The move is yet another tactic in a months-long war between New York-based Mason and Western Canada's largest telecommunications company.

In February, Telus set out a plan to eliminate its dual-class share structure by giving non-voting shareholders the vote – a so-called "one for one" plan that would have eliminated the discount those shares have always traded at. But it ran into an unexpected obstacle in Mason, which bought up a large amount of voting stock, then short-sold the voting shares.

Mason then set out to defeat the Telus proposal; if it could do so, it would profit, because the voting shares would rise in value, relative to the non-voters.

Facing defeat, Telus cancelled the plan in May, just before it was slated to come to a vote. But the company vowed to try again, and that's why Mason is now trying to throw another legal hurdle in its way.

Under Mason's proposal, Telus's bylaws would change so that voting shareholders are guaranteed a minimum premium of 4.75 per cent for their shares, which Mason says represents the historic average trading premium, if Telus should try to collapse its dual-class structure again. Alternatively, they might opt for an "enhanced premium" of 8 per cent, which was suggested by Blackstone Advisory Partners after an evaluation.
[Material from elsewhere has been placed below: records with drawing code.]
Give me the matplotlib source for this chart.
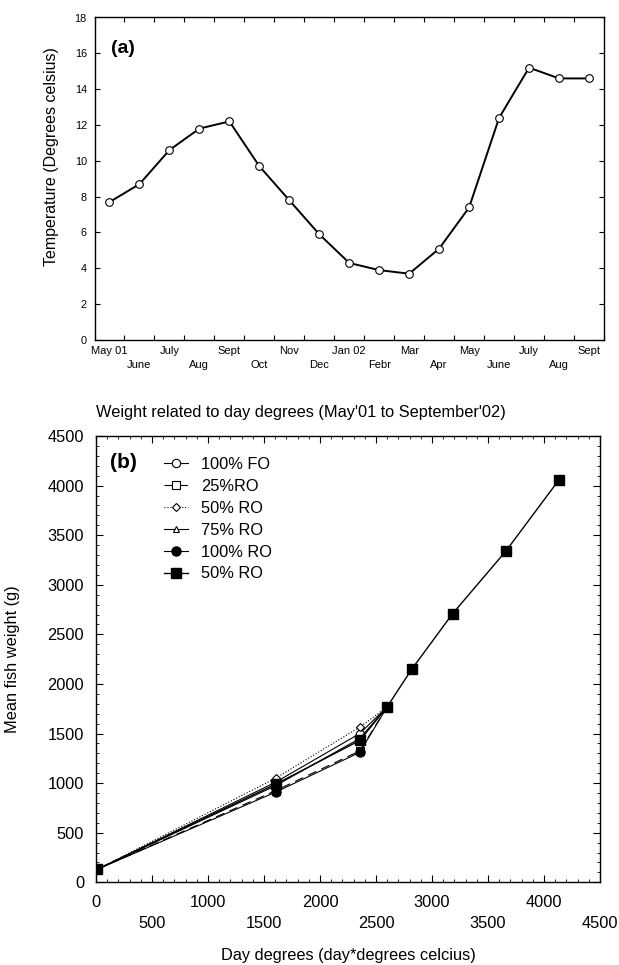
import matplotlib
matplotlib.use('Agg')
import matplotlib.pyplot as plt
from matplotlib.ticker import MultipleLocator, FixedLocator

plt.rcParams['font.family'] = ['Liberation Sans', 'DejaVu Sans']

# (a) monthly water temperature
months = ['May 01', 'June', 'July', 'Aug', 'Sept', 'Oct', 'Nov', 'Dec', 'Jan 02',
          'Febr', 'Mar', 'Apr', 'May', 'June', 'July', 'Aug', 'Sept']
temps = [7.7, 8.7, 10.6, 11.8, 12.2, 9.7, 7.8, 5.9, 4.3, 3.9, 3.7, 5.1, 7.4,
         12.4, 15.2, 14.6, 14.6]

# (b) mean fish weight vs day degrees
day_deg = [10, 1605, 2355, 2600, 2820, 3185, 3660, 4135]
fo100 = [130, 1010, 1500, 1770]
ro25 = [130, 925, 1325, 1770]
ro50 = [130, 1050, 1565, 1770]
ro75 = [130, 975, 1450, 1770]
ro100 = [130, 910, 1310, 1770]
ro50b = [130, 990, 1430, 1770, 2150, 2710, 3340, 4060]

W, H = 619, 965
fig = plt.figure(figsize=(W / 100, H / 100), dpi=100)


def box(l, t, r, b):
    return [l / W, 1 - b / H, (r - l) / W, (b - t) / H]


# ---- top panel ----
ax1 = fig.add_axes(box(94.5, 17.5, 604, 340))
xs = [i + 0.5 for i in range(len(months))]
ax1.plot(xs, temps, color='black', lw=1.4, marker='o', ms=5.5,
         mfc='white', mec='black', mew=0.8)
ax1.set_xlim(0, len(months))
ax1.set_ylim(0, 18)
ax1.yaxis.set_major_locator(MultipleLocator(2))
ax1.xaxis.set_major_locator(MultipleLocator(1))
ax1.xaxis.set_minor_locator(FixedLocator(xs))
ax1.set_xticklabels([], minor=False)
ax1.set_xticklabels([m if i % 2 == 0 else '\n' + m for i, m in enumerate(months)],
                    minor=True, linespacing=1.5)
ax1.tick_params(which='major', direction='in', length=3.5, width=0.8,
                top=True, right=True, labelsize=7.8, pad=5.5)
ax1.tick_params(axis='x', which='minor', length=0, labelsize=8, pad=4)
ax1.set_ylabel('Temperature (Degrees celsius)', fontsize=11.5)
ax1.yaxis.set_label_coords(-0.07, 0.57)
ax1.text(0.033, 0.905, '(a)', transform=ax1.transAxes, fontsize=14,
         fontweight='bold', va='center')
for s in ax1.spines.values():
    s.set_linewidth(1.0)

# ---- bottom panel ----
ax2 = fig.add_axes(box(96, 436, 600, 882.3))
ax2.plot(day_deg[:4], fo100, color='black', lw=0.8, marker='o', ms=6,
         mfc='white', mec='black', mew=0.8, label='100% FO')
ax2.plot(day_deg[:4], ro25, color='black', lw=0.8, dashes=(8, 5), marker='s', ms=6,
         mfc='white', mec='black', mew=0.8, label='25%RO')
ax2.plot(day_deg[:4], ro50, color='black', lw=0.8, ls=':', marker='D', ms=4.5,
         mfc='white', mec='black', mew=0.8, label='50% RO')
ax2.plot(day_deg[:4], ro75, color='black', lw=0.8, marker='^', ms=5,
         mfc='white', mec='black', mew=0.8, label='75% RO')
ax2.plot(day_deg[:4], ro100, color='black', lw=0.8, marker='o', ms=6.5,
         mfc='black', mec='black', label='100% RO')
ax2.plot(day_deg, ro50b, color='black', lw=1.0, marker='s', ms=7,
         mfc='black', mec='black', label='50% RO')
ax2.set_xlim(0, 4500)
ax2.set_ylim(0, 4500)
ax2.yaxis.set_major_locator(MultipleLocator(500))
ax2.xaxis.set_minor_locator(MultipleLocator(100))
ax2.yaxis.set_minor_locator(MultipleLocator(100))
xt = list(range(0, 4501, 500))
ax2.set_xticks(xt)
ax2.set_xticklabels([str(v) if i % 2 == 0 else '\n' + str(v) for i, v in enumerate(xt)],
                    linespacing=1.55)
ax2.tick_params(which='major', direction='in', length=5, width=0.8,
                top=True, right=True, labelsize=11.8)
ax2.tick_params(axis='y', which='major', pad=8.5)
ax2.tick_params(axis='x', which='major', pad=9)
ax2.tick_params(which='minor', direction='in', length=2.5, width=0.6,
                top=True, right=True)
ax2.set_xlabel('Day degrees (day*degrees celcius)', fontsize=11.8, labelpad=12)
ax2.set_ylabel('Mean fish weight (g)', fontsize=11.8)
ax2.yaxis.set_label_coords(-0.151, 0.5)
ax2.set_title("Weight related to day degrees (May'01 to September'02)",
              fontsize=11.8, loc='left', pad=14)
ax2.text(0.028, 0.94, '(b)', transform=ax2.transAxes, fontsize=15,
         fontweight='bold', va='center')
ax2.legend(loc='upper left', bbox_to_anchor=(164 / W, 1 - 457 / H),
           bbox_transform=fig.transFigure, frameon=False, fontsize=11.8,
           handlelength=1.45, handletextpad=0.8, labelspacing=0.42,
           borderpad=0, borderaxespad=0)
for s in ax2.spines.values():
    s.set_linewidth(1.0)

fig.savefig('out.png', dpi=100)
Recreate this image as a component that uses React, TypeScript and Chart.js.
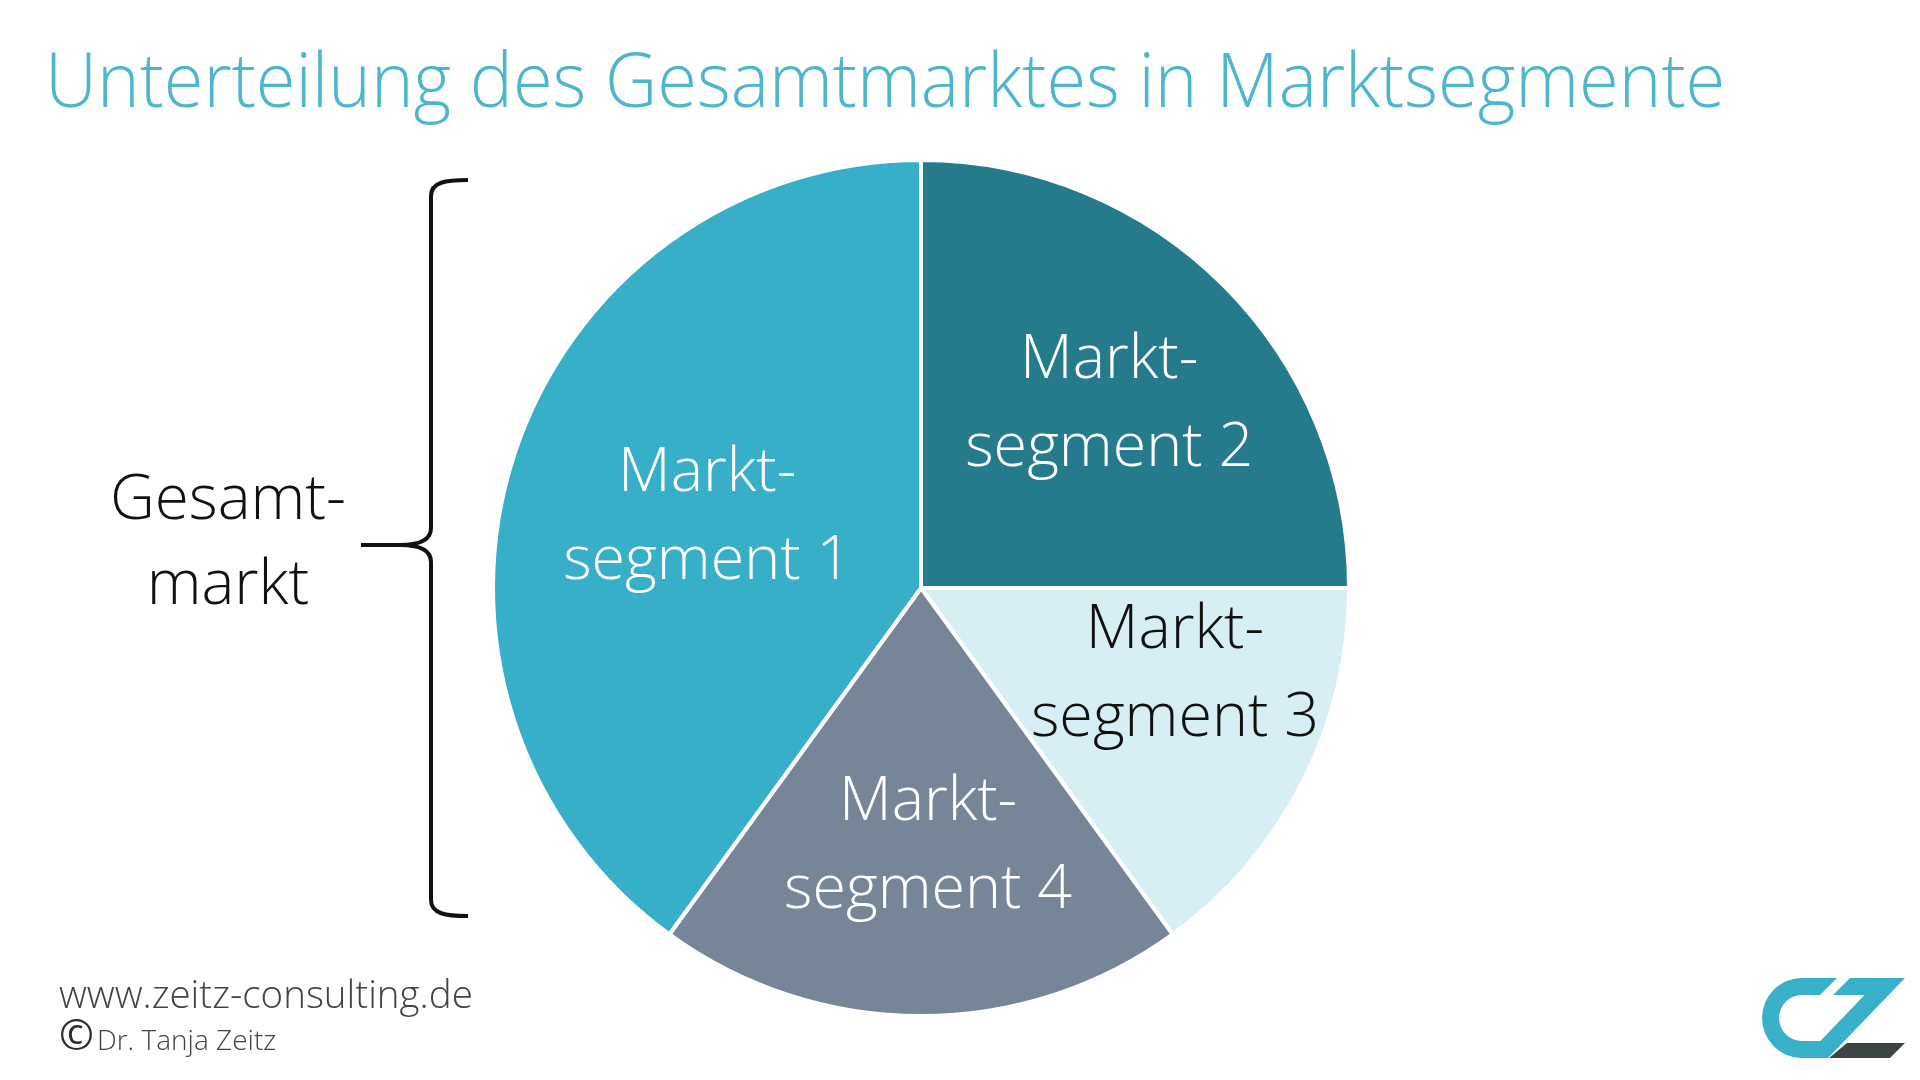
import React, { useEffect, useRef } from "react";
import { Chart, registerables } from "chart.js";

Chart.register(...registerables);

// Data (clockwise from 12 o'clock)
const segmentNames: string[] = ["segment 2", "segment 3", "segment 4", "segment 1"];
const segmentValues: number[] = [25, 15, 20, 40];
const segmentColors: string[] = ["#257B8B", "#D7EEF4", "#778599", "#37AFC8"];
const labelColors: string[] = ["#ffffff", "#111111", "#ffffff", "#ffffff"];
// label placement: fraction of radius and angular nudge (deg)
const labelRadius: number[] = [0.622, 0.624, 0.594, 0.529];
const labelAngleShift: number[] = [0, -9, -1.6, 1.2];

const LABEL_FONT_SIZE = 61;
const LABEL_LINE_GAP = 88;

const labelPlugin = {
  id: "segLabels",
  afterDatasetsDraw(chart: any) {
    const ctx = chart.ctx as CanvasRenderingContext2D;
    const meta = chart.getDatasetMeta(0);
    meta.data.forEach((arc: any, i: number) => {
      const p = arc.getProps(["x", "y", "startAngle", "endAngle", "outerRadius"], true);
      const mid = (p.startAngle + p.endAngle) / 2 + (labelAngleShift[i] * Math.PI) / 180;
      const cx = p.x + Math.cos(mid) * labelRadius[i] * p.outerRadius;
      const cy = p.y + Math.sin(mid) * labelRadius[i] * p.outerRadius;
      const capH = 0.714 * LABEL_FONT_SIZE;
      const block = capH + LABEL_LINE_GAP;
      const b1 = cy - block / 2 + capH;
      ctx.save();
      ctx.font = `300 ${LABEL_FONT_SIZE}px "Open Sans"`;
      ctx.fillStyle = labelColors[i];
      ctx.textAlign = "center";
      ctx.textBaseline = "alphabetic";
      ctx.fillText("Markt-", cx, b1);
      ctx.fillText(segmentNames[i], cx, b1 + LABEL_LINE_GAP);
      ctx.restore();
    });
  },
};

export default function App() {
  const canvasRef = useRef<HTMLCanvasElement | null>(null);

  useEffect(() => {
    if (!canvasRef.current) return;
    const chart = new Chart(canvasRef.current, {
      type: "pie",
      data: {
        labels: segmentNames.map((s) => "Markt" + s),
        datasets: [
          {
            data: segmentValues,
            backgroundColor: segmentColors,
            borderColor: "#ffffff",
            borderWidth: 4,
          },
        ],
      },
      options: {
        animation: false,
        responsive: false,
        radius: 428,
        layout: { padding: { left: 0, right: 78, top: 96, bottom: 0 } },
        plugins: {
          legend: { display: false },
          tooltip: { enabled: false },
          title: { display: false },
        },
      } as any,
      plugins: [labelPlugin],
    });
    return () => chart.destroy();
  }, []);

  const font = '"Open Sans", sans-serif';

  return (
    <div
      style={{
        position: "fixed",
        left: 0,
        top: 0,
        width: 1920,
        height: 1080,
        background: "#ffffff",
        overflow: "hidden",
        fontFamily: font,
      }}
    >
      <canvas
        ref={canvasRef}
        width={1920}
        height={1080}
        style={{ position: "absolute", left: 0, top: 0, width: 1920, height: 1080 }}
      />
      <div
        style={{
          position: "absolute",
          left: 45,
          top: 40,
          fontSize: 76,
          lineHeight: "76px",
          fontWeight: 300,
          color: "#4DB6CC",
          whiteSpace: "nowrap",
          transform: "scaleX(0.951)",
          transformOrigin: "0 0",
        }}
      >
        Unterteilung des Gesamtmarktes in Marktsegmente
      </div>
      <div
        style={{
          position: "absolute",
          left: 78,
          top: 453,
          width: 300,
          textAlign: "center",
          fontSize: 62,
          lineHeight: "85px",
          fontWeight: 300,
          color: "#111111",
        }}
      >
        Gesamt-
        <br />
        markt
      </div>
      <svg
        width={1920}
        height={1080}
        style={{ position: "absolute", left: 0, top: 0, pointerEvents: "none" }}
      >
        <path
          d="M468,180 C446,180 431,182 431,196 L431,528 Q431,545 400,545 L361,545 L400,545 Q431,545 431,562 L431,900 C431,914 446,916 468,916"
          fill="none"
          stroke="#111111"
          strokeWidth={4}
        />
        <g transform="translate(1700,950)">
          <path
            d="M137,28 L102,28 A40,40 0 0 0 102,108 L121,108 L121,91 L102,91 A23,23 0 0 1 102,45 L120,45 Z"
            fill="#38B0C9"
          />
          <path d="M150,28 L205,28 L128,108 L104,108 L164.6,45 L133,45 Z" fill="#38B0C9" />
          <path d="M147,93 L205,93 L190,108 L129,108 Z" fill="#3B4544" />
        </g>
      </svg>
      <div
        style={{
          position: "absolute",
          left: 59,
          top: 974,
          fontSize: 38.5,
          lineHeight: "38.5px",
          fontWeight: 300,
          color: "#3E4544",
          whiteSpace: "nowrap",
        }}
      >
        www.zeitz-consulting.de
      </div>
      <div
        style={{
          position: "absolute",
          left: 59,
          top: 1020,
          fontSize: 28,
          lineHeight: "28px",
          fontWeight: 300,
          color: "#3E4544",
          whiteSpace: "nowrap",
        }}
      >
        <span style={{ fontSize: 42, lineHeight: "28px", fontWeight: 400, color: "#2A2F2E", marginRight: 3 }}>©</span>
        <span>Dr. Tanja Zeitz</span>
      </div>
    </div>
  );
}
And, if anyone wants to change that minimum, 80 per cent of the voting shareholders must approve it.

So the aim of this vote is either to ensure voting shareholders like Mason get paid extra, or solidify the current share structure at Telus to secure the advantage that voting shareholders already have.

The Business Corporations Act in British Columbia would force Telus to hold the requisitioned meeting by the beginning of December; Mason, as the owner of more than 5 per cent of the company, has the right to call the shareholders to such a vote.

But Telus doesn't appear to be concerned, saying it would consider the proposal and respond to Mason. "This is just another nuisance play by Mason Capital to try to advance its empty voting strategy and generate short-term profit for themselves at the expense of other shareholders," said spokesman Shawn Hall.

On the Canadian corporate landscape, it's unusual to see a company waging a proxy battle over, among other things, the change to a company's rulebook. It's possible that Mason is only pursuing this line of attack because it believes that Telus has found support from other significant investors to make another run at share-consolidation proposal – and it wants to pre-empt it.

Adding weight to the theory that Mason wants to beat Telus to the punch, there has been an unusually high volume of trading on this stock in recent weeks. The stock has traded so heavily, in fact, that Wind Mobile today requested yet another government investigation into the company's foreign ownership.